Putschversuch in der Türkei Halide Özkurt: „Wir sind alle sehr aufgewühlt“
Die SPD-Ratsfrau hat in der Nacht zu Samstag nicht geschlafen. CDU-Mann Mehmet Demir erlebt Putsch in der Türkei hautnah mit.
Krefeld. Der Putschversuch in der Nacht zu Samstag bewegt viele Menschen. Bei dem Umsturzversuch wurden nach offiziellen Angaben mindestens 265 Menschen getötet, mehr als 1000 wurden verletzt. Nach dem der Versuch niedergeschlagen wurde, greift die Regierung um Staatspräsident Recep Tayyip Erdogan hart gegen tatsächliche und vermeintliche Putschisten durch. Halide Özkurt, SPD-Ratsfrau, hat Verwandte in Istanbul und in Trabzon am Schwarzen Meer. „Wir haben natürlich noch in der Nacht telefoniert. Sie hatten Angst, dass sich das mit der Militärdiktatur jetzt wiederholt.“
„Wir sind natürlich alle sehr aufgewühlt von den Vorgängen in der Türkei“, sagt Halide Özkurt. „Was sich dort abspielt ist traurig, und war von niemand erwartet worden.“ Ihr Onkel in Istanbul sei noch kurz zuvor über die Bosporus-Brücke gefahren, die das Militär abgeriegelt habe. Ihre Verwandten in der Hafenstadt am Schwarzen Meer hätten sich ganz schnell im Supermarkt Lebensmittelvorräte gekauft. „Für alle Fälle“.
Halide Özkurt zu den Sorgen ihrer Verwandten in der Türkei während des Putschversuchs in der Nacht zum Samstag.
Hoffnungsvoll stimme, so die Sozialpädagogin, dass „das Volk in der Türkei auf die Straße gegangen ist und gezeigt hat, dass es keine Diktatur will.“ 99 Prozent der Menschen von Istanbul bis Ostanatolien hätten das unter Beweis gestellt. Auch die Opposition habe sich gegen den Militärputsch gestellt. Man könne, so die zweifache Mutter, von der türkischen Regierung halten was man wolle, „aber sie ist demokratisch gewählt und allemal besser als eine Diktatur der Generäle.“
Sie selbst habe die ganze Nacht zum Samstag nicht geschlafen und voller Angst vor dem Fernseher verbracht, um sich zu informieren. Viele ihrer Landsleute hätten sich in Krefeld am Hauptbahnhof zusammengefunden oder seien zum Generalkonsulat nach Düsseldorf gefahren, um ihre Solidarität zu zeigen.
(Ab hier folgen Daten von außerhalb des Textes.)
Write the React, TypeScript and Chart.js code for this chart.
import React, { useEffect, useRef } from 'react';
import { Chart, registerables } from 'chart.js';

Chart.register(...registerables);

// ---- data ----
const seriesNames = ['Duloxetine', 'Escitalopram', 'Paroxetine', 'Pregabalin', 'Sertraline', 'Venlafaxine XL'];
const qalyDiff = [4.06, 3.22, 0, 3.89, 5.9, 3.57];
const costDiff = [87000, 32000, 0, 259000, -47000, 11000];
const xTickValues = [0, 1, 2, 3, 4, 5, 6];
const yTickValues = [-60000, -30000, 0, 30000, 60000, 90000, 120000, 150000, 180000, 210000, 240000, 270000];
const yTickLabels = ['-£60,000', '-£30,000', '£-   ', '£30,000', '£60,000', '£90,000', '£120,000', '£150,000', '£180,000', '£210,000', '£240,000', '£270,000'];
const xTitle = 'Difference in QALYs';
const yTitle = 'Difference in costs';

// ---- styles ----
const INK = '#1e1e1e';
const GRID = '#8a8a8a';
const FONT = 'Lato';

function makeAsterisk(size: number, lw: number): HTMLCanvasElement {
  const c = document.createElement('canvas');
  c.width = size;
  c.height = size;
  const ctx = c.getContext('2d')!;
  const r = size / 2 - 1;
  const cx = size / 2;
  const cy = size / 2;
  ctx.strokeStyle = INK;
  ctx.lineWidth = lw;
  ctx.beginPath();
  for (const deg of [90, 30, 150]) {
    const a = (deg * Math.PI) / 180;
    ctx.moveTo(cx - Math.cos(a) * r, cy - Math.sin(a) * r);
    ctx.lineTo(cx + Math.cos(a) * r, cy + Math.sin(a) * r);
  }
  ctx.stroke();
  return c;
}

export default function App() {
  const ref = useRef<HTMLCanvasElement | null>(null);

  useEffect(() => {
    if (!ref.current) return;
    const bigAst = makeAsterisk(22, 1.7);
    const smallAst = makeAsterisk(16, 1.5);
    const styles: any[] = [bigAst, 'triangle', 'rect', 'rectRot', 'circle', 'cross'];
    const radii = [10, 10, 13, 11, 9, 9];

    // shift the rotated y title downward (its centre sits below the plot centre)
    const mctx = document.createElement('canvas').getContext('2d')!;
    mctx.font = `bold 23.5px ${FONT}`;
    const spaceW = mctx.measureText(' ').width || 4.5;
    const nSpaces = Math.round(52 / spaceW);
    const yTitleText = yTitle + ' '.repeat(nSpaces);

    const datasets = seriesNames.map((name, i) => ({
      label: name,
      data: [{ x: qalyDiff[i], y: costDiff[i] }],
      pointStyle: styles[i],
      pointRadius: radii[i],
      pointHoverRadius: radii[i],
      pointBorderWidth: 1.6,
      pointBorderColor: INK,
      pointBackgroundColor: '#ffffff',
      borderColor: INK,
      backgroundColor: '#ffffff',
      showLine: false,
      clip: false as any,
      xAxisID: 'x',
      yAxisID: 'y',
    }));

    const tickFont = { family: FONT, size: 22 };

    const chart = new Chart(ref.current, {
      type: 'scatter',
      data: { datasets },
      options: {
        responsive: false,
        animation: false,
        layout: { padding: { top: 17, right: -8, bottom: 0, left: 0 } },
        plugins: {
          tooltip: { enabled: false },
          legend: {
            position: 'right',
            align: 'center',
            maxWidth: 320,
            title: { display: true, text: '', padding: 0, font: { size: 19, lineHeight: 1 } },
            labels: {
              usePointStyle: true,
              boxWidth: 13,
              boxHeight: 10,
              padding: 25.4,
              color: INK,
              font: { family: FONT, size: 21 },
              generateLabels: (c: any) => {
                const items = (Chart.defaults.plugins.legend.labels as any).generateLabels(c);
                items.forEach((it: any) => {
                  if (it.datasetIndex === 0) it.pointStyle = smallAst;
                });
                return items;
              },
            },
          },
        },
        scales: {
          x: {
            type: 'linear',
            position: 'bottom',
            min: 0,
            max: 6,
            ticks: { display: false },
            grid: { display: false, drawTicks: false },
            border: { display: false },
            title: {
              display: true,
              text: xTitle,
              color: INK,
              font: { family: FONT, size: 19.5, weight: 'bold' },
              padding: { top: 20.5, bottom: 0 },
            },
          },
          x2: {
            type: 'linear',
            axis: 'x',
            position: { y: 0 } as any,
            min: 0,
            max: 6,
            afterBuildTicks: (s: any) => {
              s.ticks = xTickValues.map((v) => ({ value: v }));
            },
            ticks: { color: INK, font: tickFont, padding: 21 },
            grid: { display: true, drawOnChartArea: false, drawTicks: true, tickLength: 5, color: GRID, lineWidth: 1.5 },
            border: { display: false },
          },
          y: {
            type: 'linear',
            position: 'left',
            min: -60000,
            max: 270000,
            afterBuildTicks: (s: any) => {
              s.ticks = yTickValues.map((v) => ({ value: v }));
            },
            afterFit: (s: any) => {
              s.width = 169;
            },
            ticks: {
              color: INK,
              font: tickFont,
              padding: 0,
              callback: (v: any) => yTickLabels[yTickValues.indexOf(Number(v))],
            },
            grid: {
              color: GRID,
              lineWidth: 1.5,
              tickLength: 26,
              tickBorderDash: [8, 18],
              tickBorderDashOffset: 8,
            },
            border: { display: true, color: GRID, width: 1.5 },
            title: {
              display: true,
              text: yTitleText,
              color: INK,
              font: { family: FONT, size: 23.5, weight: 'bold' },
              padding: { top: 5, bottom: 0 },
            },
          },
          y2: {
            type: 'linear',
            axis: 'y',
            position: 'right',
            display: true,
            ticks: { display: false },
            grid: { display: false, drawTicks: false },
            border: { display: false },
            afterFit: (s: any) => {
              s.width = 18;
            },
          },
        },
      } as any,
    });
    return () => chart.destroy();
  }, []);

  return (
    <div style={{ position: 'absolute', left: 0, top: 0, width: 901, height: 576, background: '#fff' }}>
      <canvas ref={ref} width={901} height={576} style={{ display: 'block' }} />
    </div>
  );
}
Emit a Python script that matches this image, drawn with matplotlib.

Beunruhigt sei sie über das, was sich nach dem gescheiterten Putsch den ganzen Sonntag über in der Türkei ereignet hat. Hunderte von Menschen sind verhaftet worden.
Halide Özkurt: „Die Verantwortlichen in Militär und möglicherweise in der Justiz müssen zur Rechenschaft gezogen und bestraft werden. Aber das darf nur unter rechtsstaatlichen Bedingungen erfolgen. Auf keinen Fall darf das zu einer Spaltung der Gesellschaft führen. Ich hoffe, dass die Menschen in Deutschland sich solidarisch zeigen und sich ebenfalls für die türkische Demokratie und Freiheit einsetzen.“
Direkt und hautnah vor Ort in der Türkei war Mehmet Demir in der Nacht des verhinderten Militär-Putsches. Er ist zur Zeit mit seiner Ehefrau Ayse zu Besuch bei den Schwiegereltern in der 100 000-Einwohner-Stadt Amasya südlich des Schwarzen Meeres.
Das CDU-Mitglied erzählt: „Es war dramatisch. Während der Nacht sind tausende Menschen mit türkischen Fahnen vor das Rathaus der Stadt gezogen. Alle waren sich einig — ob Erdogans AKP-Anhänger, ob sozialdemokratische Mitglieder der CHP, ob Aleviten oder Kurden — sie alle wollten gemeinsam den Putsch verhindern. Das war ein einmaliges Erlebnis und letztlich ja auch erfolgreich.“ Demir wird am Dienstag wieder nach Krefeld zurückkehren.